For illustration, the plot below shows histograms of simulations of 100,000 realizations of $Y$ and of $Z,$ along with the appropriate Beta densities.

Answer 2

I'll provided a way, might not be the most straight-forward/easy one, but should be able to solve it. Plus it starts from direct definitions, and could apply generically to statistics other than max/min as well.

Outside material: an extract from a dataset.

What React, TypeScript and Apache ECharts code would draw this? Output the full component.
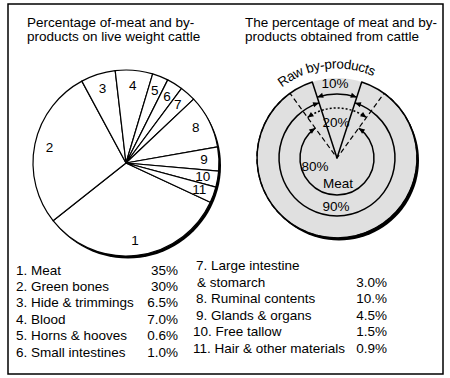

$$F_{Y,Z}(y,z)=\mathbb P((Y\le y)\cap(Z\le z))$$ $$=\mathbb P(((X_1 \le y)\cup (X_2 \le y) \cup (X_3 \le y)) \cap ( (X_1 \le z) \cap (X_2 \le z) \cap (X_3 \le z)))$$ Now for the set: $$((X_1 \le y)\cup (X_2 \le y) \cup (X_3 \le y)) \cap ( (X_1 \le z) \cap (X_2 \le z) \cap (X_3 \le z))$$ $$=\bigcup_{i \ne j \ne k \in \{1,2,3\}}((X_i \le \min(y,z))\cap(X_j \le z) \cap (X_k \le z))$$

Then use the fact that $\mathbb P(A \cup B \cup C)= \mathbb P(A) + \mathbb P(B) + \mathbb P(C) - \mathbb P (A \cap B) - \mathbb P (C \cap B) - \mathbb P (A \cap C) + \mathbb P(A\cap B \cap C)$

to cut them into probability of intersections of events that's from the different $X_1,X_2,X_3$, and since the three r.v. are independent, the events from $\sigma(X_1), \sigma(X_2), \sigma(X_3)$ respectively are independent, then you could break up those intersection events into multiplication, and find the distribution.